### Exercise:
Give back a single number, the count of lines containing the word "chart".

### Given data:
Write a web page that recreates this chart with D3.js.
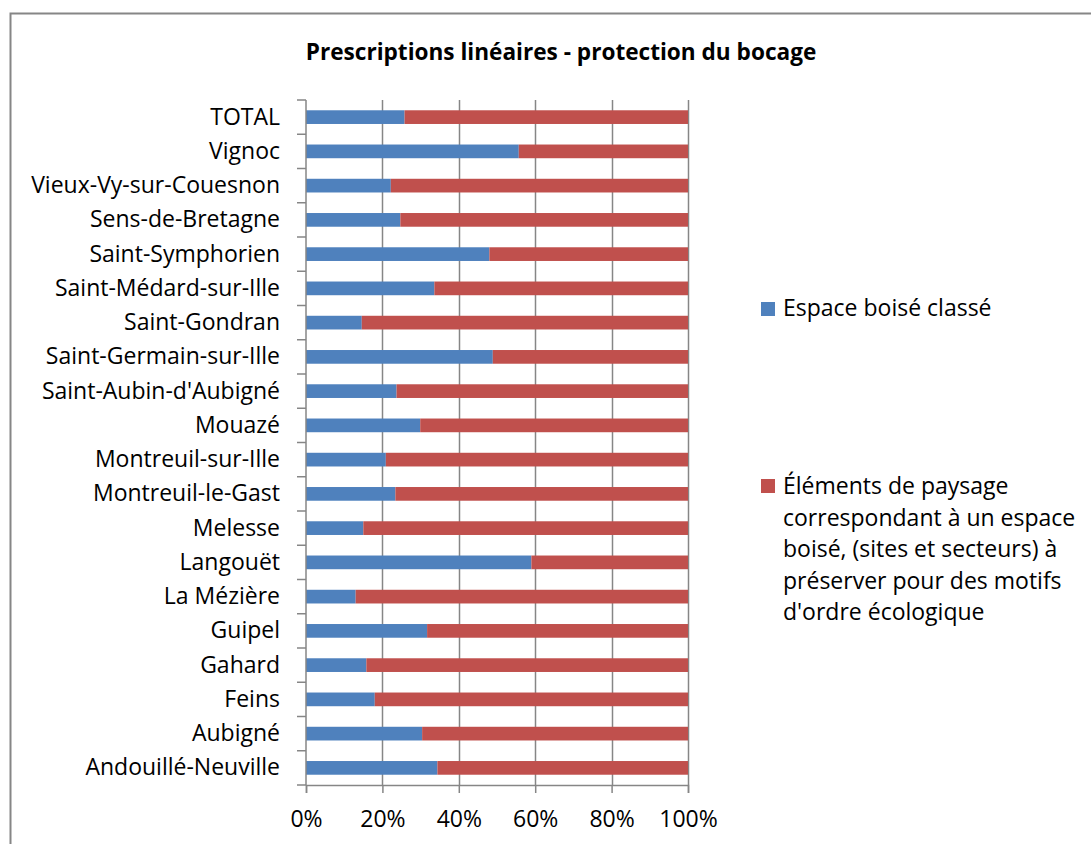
<!DOCTYPE html>
<html>
<head>
<meta charset="utf-8">
<script src="https://cdn.jsdelivr.net/npm/d3@7"></script>
<style>
  body { margin: 0; background: #fff; }
  svg { display: block; font-family: "Open Sans", sans-serif; }
</style>
</head>
<body>
<div id="chart"></div>
<script>
// communes, top to bottom as in the chart
const communes = [
    'TOTAL', 'Vignoc', 'Vieux-Vy-sur-Couesnon', 'Sens-de-Bretagne', 'Saint-Symphorien',
    'Saint-Médard-sur-Ille', 'Saint-Gondran', 'Saint-Germain-sur-Ille', "Saint-Aubin-d'Aubigné",
    'Mouazé', 'Montreuil-sur-Ille', 'Montreuil-le-Gast', 'Melesse', 'Langouët', 'La Mézière',
    'Guipel', 'Gahard', 'Feins', 'Aubigné', 'Andouillé-Neuville'
];

// share (%) of each prescription type
const espaceBoise = [25.8, 55.7, 22.2, 24.7, 48.0, 33.6, 14.6, 48.9, 23.7, 29.9,
                     20.9, 23.4, 15.0, 59.0, 13.0, 31.7, 15.8, 18.0, 30.4, 34.4];
const elementsPaysage = [74.2, 44.3, 77.8, 75.3, 52.0, 66.4, 85.4, 51.1, 76.3, 70.1,
                         79.1, 76.6, 85.0, 41.0, 87.0, 68.3, 84.2, 82.0, 69.6, 65.6];

const seriesNames = ['Espace boisé classé',
    "Éléments de paysage correspondant à un espace boisé, (sites et secteurs) à préserver pour des motifs d'ordre écologique"];
const legendLines = ['Éléments de paysage', 'correspondant à un espace', 'boisé, (sites et secteurs) à',
                     'préserver pour des motifs', "d'ordre écologique"];
const colors = ['#4F81BD', '#C0504D'];
const xTicks = [0, 20, 40, 60, 80, 100];

const width = 1091, height = 844;
const plot = { left: 306, right: 688, top: 100, bottom: 785 };
const grey = '#868686';
const fontSize = 23;

const svg = d3.select('#chart').append('svg')
    .attr('width', width)
    .attr('height', height);

svg.append('rect').attr('width', width).attr('height', height).attr('fill', '#fff');

// chart frame (runs off the right and bottom edges)
svg.append('rect')
    .attr('x', 10.5).attr('y', 13.5)
    .attr('width', 1200).attr('height', 1000)
    .attr('fill', 'none')
    .attr('stroke', grey)
    .attr('stroke-width', 2);

svg.append('text')
    .attr('x', 561).attr('y', 60)
    .attr('text-anchor', 'middle')
    .attr('font-weight', 'bold')
    .attr('font-size', 22.6)
    .attr('fill', '#000')
    .text('Prescriptions linéaires - protection du bocage');

const x = d3.scaleLinear().domain([0, 100]).range([plot.left, plot.right]);
const y = d3.scaleBand().domain(communes).range([plot.top, plot.bottom])
    .paddingInner(0.6).paddingOuter(0.3);

// gridlines
svg.append('g')
    .selectAll('line')
    .data(xTicks.slice(1))
    .join('line')
    .attr('x1', d => Math.round(x(d)) + 0.5).attr('x2', d => Math.round(x(d)) + 0.5)
    .attr('y1', plot.top).attr('y2', plot.bottom)
    .attr('stroke', grey)
    .attr('stroke-width', 1.5);

// stacked bars
const rows = communes.map((c, i) => ({ commune: c, values: [espaceBoise[i], elementsPaysage[i]] }));
const stack = d3.stack().keys([0, 1]).value((d, k) => d.values[k]);
const layers = stack(rows);

svg.append('g')
    .selectAll('g')
    .data(layers)
    .join('g')
    .attr('fill', (d, i) => colors[i])
    .selectAll('rect')
    .data(d => d)
    .join('rect')
    .attr('x', d => x(d[0]))
    .attr('width', d => x(d[1]) - x(d[0]))
    .attr('y', d => y(d.data.commune))
    .attr('height', y.bandwidth());

// left axis: labels centred on bars, ticks between categories
const yAxis = svg.append('g')
    .attr('transform', `translate(${plot.left},0)`)
    .call(d3.axisLeft(y).tickSize(0).tickPadding(26));
yAxis.select('.domain').remove();
yAxis.selectAll('text')
    .attr('font-size', fontSize)
    .attr('font-family', '"Open Sans", sans-serif')
    .attr('fill', '#000');

const boundaries = d3.range(communes.length + 1).map(i => plot.top + i * y.step());
svg.append('g')
    .selectAll('line')
    .data(boundaries)
    .join('line')
    .attr('x1', plot.left - 9).attr('x2', plot.left)
    .attr('y1', d => d).attr('y2', d => d)
    .attr('stroke', grey)
    .attr('stroke-width', 1.5);
svg.append('line')
    .attr('x1', plot.left).attr('x2', plot.left)
    .attr('y1', plot.top).attr('y2', plot.bottom)
    .attr('stroke', grey)
    .attr('stroke-width', 1.5);

// bottom axis
const xAxis = svg.append('g')
    .attr('transform', `translate(0,${plot.bottom})`)
    .call(d3.axisBottom(x).tickValues(xTicks).tickFormat(d => d + '%').tickSize(8).tickPadding(18));
xAxis.selectAll('line, path').attr('stroke', grey).attr('stroke-width', 1.5);
xAxis.selectAll('text')
    .attr('font-size', fontSize)
    .attr('font-family', '"Open Sans", sans-serif')
    .attr('fill', '#000');

// legend
const legend = svg.append('g');
legend.append('rect')
    .attr('x', 761).attr('y', 302).attr('width', 14).attr('height', 14)
    .attr('fill', colors[0]);
legend.append('text')
    .attr('x', 783).attr('y', 316)
    .attr('font-size', fontSize)
    .text(seriesNames[0]);

legend.append('rect')
    .attr('x', 761).attr('y', 479).attr('width', 14).attr('height', 14)
    .attr('fill', colors[1]);
legend.append('text')
    .attr('font-size', fontSize)
    .selectAll('tspan')
    .data(legendLines)
    .join('tspan')
    .attr('x', 783)
    .attr('y', (d, i) => 494 + i * 31.5)
    .text(d => d);
</script>
</body>
</html>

### Output for this exercise:
5